(Stated problem): Leave the pictures out, and retype all of the material exactly as written.

(Data block):

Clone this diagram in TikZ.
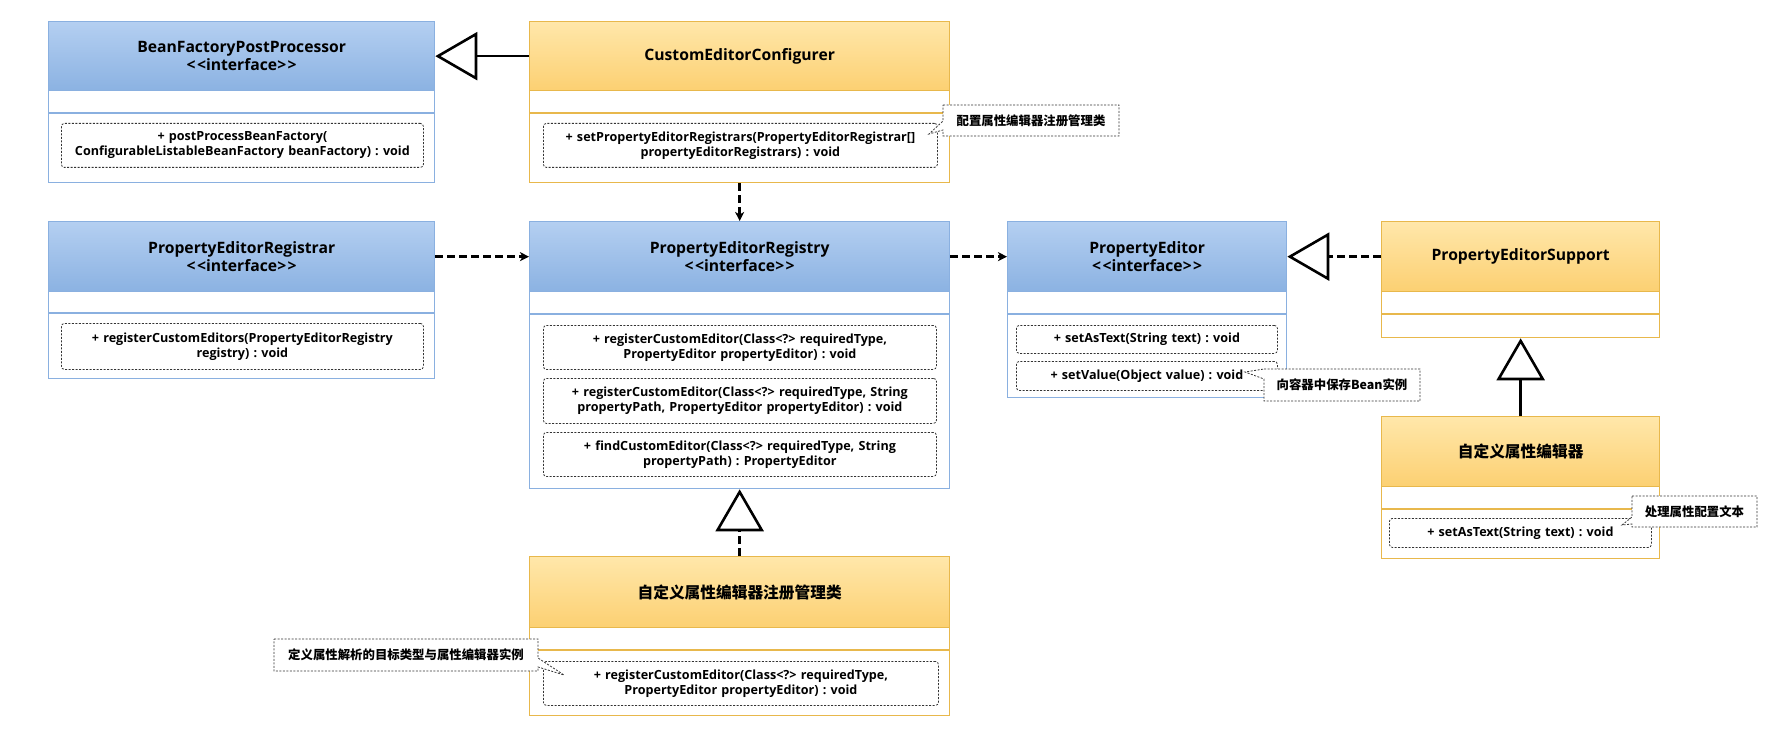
\documentclass[tikz,border=0pt]{standalone}
\usepackage{fontspec}
\setmainfont{Open Sans}
\newfontfamily\cjk{Noto Sans CJK SC}
\usetikzlibrary{arrows.meta,calc}
\definecolor{bluetop}{HTML}{B4CFF1}
\definecolor{bluebot}{HTML}{8BB2E2}
\definecolor{bluestroke}{HTML}{8AB0E0}
\definecolor{yeltop}{HTML}{FFE7AA}
\definecolor{yelbot}{HTML}{FCD072}
\definecolor{yelstroke}{HTML}{E8B84C}
\definecolor{notegray}{HTML}{333333}
\frenchspacing
\newcommand\stereo{<\kern1.5pt<interface>\kern1.5pt>}

\newcommand\umlclass[9]{%
  \pgfmathsetmacro\uw{#4-#2}\pgfmathsetmacro\uh{#5-#3}\pgfmathsetmacro\hh{#6-#3}%
  \node[#8body, minimum width=\uw pt, minimum height=\uh pt] (#1) at (#2,-#3) {};
  \node[#8head, minimum width=\uw pt, minimum height=\hh pt] (#1-head) at (#2,-#3) {#9};
  \draw[#8sep] (#2,-#7) -- (#4,-#7);
}
\newcommand\umlmethod[6]{%
  \pgfmathsetmacro\uw{#4-#2}\pgfmathsetmacro\uh{#5-#3}\pgfmathsetmacro\tw{#4-#2-4}%
  \node[methodbox, minimum width=\uw pt, minimum height=\uh pt, text width=\tw pt] (#1) at (#2,-#3) {#6};
}

\begin{document}
\begin{tikzpicture}[x=1pt,y=1pt,
  bluebody/.style={draw=bluestroke, line width=1.3pt, fill=white, inner sep=0pt, anchor=north west},
  bluehead/.style={draw=bluestroke, line width=1.3pt, top color=bluetop, bottom color=bluebot, inner sep=0pt, anchor=north west, align=center, font=\fontsize{15.7}{17.5}\selectfont\bfseries},
  bluesep/.style={draw=bluestroke, line width=1.3pt},
  yelbody/.style={draw=yelstroke, line width=1.3pt, fill=white, inner sep=0pt, anchor=north west},
  yelhead/.style={draw=yelstroke, line width=1.3pt, top color=yeltop, bottom color=yelbot, inner sep=0pt, anchor=north west, align=center, font=\fontsize{15.7}{17.5}\selectfont\bfseries},
  yelsep/.style={draw=yelstroke, line width=1.3pt},
  methodbox/.style={draw=notegray, dash pattern=on 2pt off 1.5pt, line width=0.8pt, rounded corners=3pt, fill=white, inner sep=0pt, anchor=north west, align=center, font=\fontsize{12.6}{15}\selectfont\bfseries},
  dep/.style={line width=2.6pt, dash pattern=on 8pt off 4pt, -{Stealth[length=9pt,width=9pt,inset=2.5pt]}},
  gen/.style={line width=2.6pt, -{Triangle[open,length=42pt,width=48pt]}},
  real/.style={gen, dash pattern=on 8pt off 4pt},
  callout/.style={draw=notegray, dash pattern=on 2pt off 1.5pt, line width=0.8pt, fill=white},
  notetext/.style={font=\cjk\fontsize{12.4}{15}\selectfont\bfseries, inner sep=0pt}
]
\fill[white] (0,0) rectangle (1766,-730);
\useasboundingbox (0,0) rectangle (1766,-730);

% classes
\umlclass{bfpp}{48}{21}{434}{182}{90}{113}{blue}{BeanFactoryPostProcessor\\\stereo}
\umlmethod{bfppm}{61}{123}{423}{167}{+ postProcessBeanFactory(\\ConfigurableListableBeanFactory beanFactory) : void}

\umlclass{cec}{529}{21}{949}{182}{90}{113}{yel}{CustomEditorConfigurer}
\umlmethod{cecm}{543}{123}{937}{167}{+ setPropertyEditorRegistrars(PropertyEditorRegistrar[]\\propertyEditorRegistrars) : void}

\umlclass{per}{48}{221}{434}{378}{291}{313}{blue}{PropertyEditorRegistrar\\\stereo}
\umlmethod{perm}{61}{323}{423}{369}{+ registerCustomEditors(PropertyEditorRegistry\\registry) : void}

\umlclass{pery}{529}{221}{949}{488}{291}{314}{blue}{PropertyEditorRegistry\\\stereo}
\umlmethod{perym1}{543}{325}{936}{369}{+ registerCustomEditor(Class<?> requiredType,\\PropertyEditor propertyEditor) : void}
\umlmethod{perym2}{543}{378}{936}{423}{+ registerCustomEditor(Class<?> requiredType, String\\propertyPath, PropertyEditor propertyEditor) : void}
\umlmethod{perym3}{543}{432}{936}{476}{+ findCustomEditor(Class<?> requiredType, String\\propertyPath) : PropertyEditor}

\umlclass{pe}{1007}{221}{1286}{397}{291}{314}{blue}{PropertyEditor\\\stereo}
\umlmethod{pem1}{1016}{325}{1277}{353}{+ setAsText(String text) : void}
\umlmethod{pem2}{1016}{361}{1277}{390}{+ setValue(Object value) : void}

\umlclass{pes}{1381}{221}{1659}{337}{291}{314}{yel}{PropertyEditorSupport}

\umlclass{ce}{1381}{416}{1659}{558}{486}{509}{yel}{{\cjk\bfseries 自定义属性编辑器}}
\umlmethod{cem}{1389}{518}{1651}{547}{+ setAsText(String text) : void}

\umlclass{cr}{529}{556}{949}{715}{627}{650}{yel}{{\cjk\bfseries 自定义属性编辑器注册管理类}}
\umlmethod{crm}{543}{661}{938}{705}{+ registerCustomEditor(Class<?> requiredType,\\PropertyEditor propertyEditor) : void}

% notes (callouts)
\draw[callout] (943,-105) -- (1119,-105) -- (1119,-136) -- (943,-136) -- (943,-130) -- (929,-134) -- (943,-121) -- cycle;
\node[notetext] (n1) at (1031,-120.5) {配置属性编辑器注册管理类};

\draw[callout] (1264,-369) -- (1420,-369) -- (1420,-401) -- (1264,-401) -- (1264,-379) -- (1245,-372) -- cycle;
\node[notetext] (n2) at (1342,-385) {向容器中保存Bean实例};

\draw[callout] (1632,-496) -- (1757,-496) -- (1757,-527) -- (1632,-527) -- (1632,-524) -- (1622,-525) -- (1632,-517) -- cycle;
\node[notetext] (n3) at (1694.5,-511.5) {处理属性配置文本};

\draw[callout] (274,-639) -- (538,-639) -- (538,-658) -- (564,-675) -- (538,-667) -- (538,-671) -- (274,-671) -- cycle;
\node[notetext] (n4) at (406,-655) {定义属性解析的目标类型与属性编辑器实例};

% connectors
\draw[gen] (cec-head.west) -- (bfpp-head.east);
\draw[dep] (cec.south) -- (pery-head.north);
\draw[dep] (per-head.east) -- (pery-head.west);
\draw[dep] (pery-head.east) -- (pe-head.west);
\draw[real] (pes-head.west) -- (pe-head.east);
\draw[gen] (ce-head.north) -- (pes.south);
\draw[real] (cr-head.north) -- (pery.south);
\end{tikzpicture}
\end{document}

(Answer to the problem):
Clone this diagram in TikZ.
\documentclass[tikz,border=0pt]{standalone}
\usepackage{fontspec}
\setmainfont{Open Sans}
\newfontfamily\cjk{Noto Sans CJK SC}
\usetikzlibrary{arrows.meta,calc}
\definecolor{bluetop}{HTML}{B4CFF1}
\definecolor{bluebot}{HTML}{8BB2E2}
\definecolor{bluestroke}{HTML}{8AB0E0}
\definecolor{yeltop}{HTML}{FFE7AA}
\definecolor{yelbot}{HTML}{FCD072}
\definecolor{yelstroke}{HTML}{E8B84C}
\definecolor{notegray}{HTML}{333333}
\frenchspacing
\newcommand\stereo{<\kern1.5pt<interface>\kern1.5pt>}

\newcommand\umlclass[9]{%
  \pgfmathsetmacro\uw{#4-#2}\pgfmathsetmacro\uh{#5-#3}\pgfmathsetmacro\hh{#6-#3}%
  \node[#8body, minimum width=\uw pt, minimum height=\uh pt] (#1) at (#2,-#3) {};
  \node[#8head, minimum width=\uw pt, minimum height=\hh pt] (#1-head) at (#2,-#3) {#9};
  \draw[#8sep] (#2,-#7) -- (#4,-#7);
}
\newcommand\umlmethod[6]{%
  \pgfmathsetmacro\uw{#4-#2}\pgfmathsetmacro\uh{#5-#3}\pgfmathsetmacro\tw{#4-#2-4}%
  \node[methodbox, minimum width=\uw pt, minimum height=\uh pt, text width=\tw pt] (#1) at (#2,-#3) {#6};
}

\begin{document}
\begin{tikzpicture}[x=1pt,y=1pt,
  bluebody/.style={draw=bluestroke, line width=1.3pt, fill=white, inner sep=0pt, anchor=north west},
  bluehead/.style={draw=bluestroke, line width=1.3pt, top color=bluetop, bottom color=bluebot, inner sep=0pt, anchor=north west, align=center, font=\fontsize{15.7}{17.5}\selectfont\bfseries},
  bluesep/.style={draw=bluestroke, line width=1.3pt},
  yelbody/.style={draw=yelstroke, line width=1.3pt, fill=white, inner sep=0pt, anchor=north west},
  yelhead/.style={draw=yelstroke, line width=1.3pt, top color=yeltop, bottom color=yelbot, inner sep=0pt, anchor=north west, align=center, font=\fontsize{15.7}{17.5}\selectfont\bfseries},
  yelsep/.style={draw=yelstroke, line width=1.3pt},
  methodbox/.style={draw=notegray, dash pattern=on 2pt off 1.5pt, line width=0.8pt, rounded corners=3pt, fill=white, inner sep=0pt, anchor=north west, align=center, font=\fontsize{12.6}{15}\selectfont\bfseries},
  dep/.style={line width=2.6pt, dash pattern=on 8pt off 4pt, -{Stealth[length=9pt,width=9pt,inset=2.5pt]}},
  gen/.style={line width=2.6pt, -{Triangle[open,length=42pt,width=48pt]}},
  real/.style={gen, dash pattern=on 8pt off 4pt},
  callout/.style={draw=notegray, dash pattern=on 2pt off 1.5pt, line width=0.8pt, fill=white},
  notetext/.style={font=\cjk\fontsize{12.4}{15}\selectfont\bfseries, inner sep=0pt}
]
\fill[white] (0,0) rectangle (1766,-730);
\useasboundingbox (0,0) rectangle (1766,-730);

% classes
\umlclass{bfpp}{48}{21}{434}{182}{90}{113}{blue}{BeanFactoryPostProcessor\\\stereo}
\umlmethod{bfppm}{61}{123}{423}{167}{+ postProcessBeanFactory(\\ConfigurableListableBeanFactory beanFactory) : void}

\umlclass{cec}{529}{21}{949}{182}{90}{113}{yel}{CustomEditorConfigurer}
\umlmethod{cecm}{543}{123}{937}{167}{+ setPropertyEditorRegistrars(PropertyEditorRegistrar[]\\propertyEditorRegistrars) : void}

\umlclass{per}{48}{221}{434}{378}{291}{313}{blue}{PropertyEditorRegistrar\\\stereo}
\umlmethod{perm}{61}{323}{423}{369}{+ registerCustomEditors(PropertyEditorRegistry\\registry) : void}

\umlclass{pery}{529}{221}{949}{488}{291}{314}{blue}{PropertyEditorRegistry\\\stereo}
\umlmethod{perym1}{543}{325}{936}{369}{+ registerCustomEditor(Class<?> requiredType,\\PropertyEditor propertyEditor) : void}
\umlmethod{perym2}{543}{378}{936}{423}{+ registerCustomEditor(Class<?> requiredType, String\\propertyPath, PropertyEditor propertyEditor) : void}
\umlmethod{perym3}{543}{432}{936}{476}{+ findCustomEditor(Class<?> requiredType, String\\propertyPath) : PropertyEditor}

\umlclass{pe}{1007}{221}{1286}{397}{291}{314}{blue}{PropertyEditor\\\stereo}
\umlmethod{pem1}{1016}{325}{1277}{353}{+ setAsText(String text) : void}
\umlmethod{pem2}{1016}{361}{1277}{390}{+ setValue(Object value) : void}

\umlclass{pes}{1381}{221}{1659}{337}{291}{314}{yel}{PropertyEditorSupport}

\umlclass{ce}{1381}{416}{1659}{558}{486}{509}{yel}{{\cjk\bfseries 自定义属性编辑器}}
\umlmethod{cem}{1389}{518}{1651}{547}{+ setAsText(String text) : void}

\umlclass{cr}{529}{556}{949}{715}{627}{650}{yel}{{\cjk\bfseries 自定义属性编辑器注册管理类}}
\umlmethod{crm}{543}{661}{938}{705}{+ registerCustomEditor(Class<?> requiredType,\\PropertyEditor propertyEditor) : void}

% notes (callouts)
\draw[callout] (943,-105) -- (1119,-105) -- (1119,-136) -- (943,-136) -- (943,-130) -- (929,-134) -- (943,-121) -- cycle;
\node[notetext] (n1) at (1031,-120.5) {配置属性编辑器注册管理类};

\draw[callout] (1264,-369) -- (1420,-369) -- (1420,-401) -- (1264,-401) -- (1264,-379) -- (1245,-372) -- cycle;
\node[notetext] (n2) at (1342,-385) {向容器中保存Bean实例};

\draw[callout] (1632,-496) -- (1757,-496) -- (1757,-527) -- (1632,-527) -- (1632,-524) -- (1622,-525) -- (1632,-517) -- cycle;
\node[notetext] (n3) at (1694.5,-511.5) {处理属性配置文本};

\draw[callout] (274,-639) -- (538,-639) -- (538,-658) -- (564,-675) -- (538,-667) -- (538,-671) -- (274,-671) -- cycle;
\node[notetext] (n4) at (406,-655) {定义属性解析的目标类型与属性编辑器实例};

% connectors
\draw[gen] (cec-head.west) -- (bfpp-head.east);
\draw[dep] (cec.south) -- (pery-head.north);
\draw[dep] (per-head.east) -- (pery-head.west);
\draw[dep] (pery-head.east) -- (pe-head.west);
\draw[real] (pes-head.west) -- (pe-head.east);
\draw[gen] (ce-head.north) -- (pes.south);
\draw[real] (cr-head.north) -- (pery.south);
\end{tikzpicture}
\end{document}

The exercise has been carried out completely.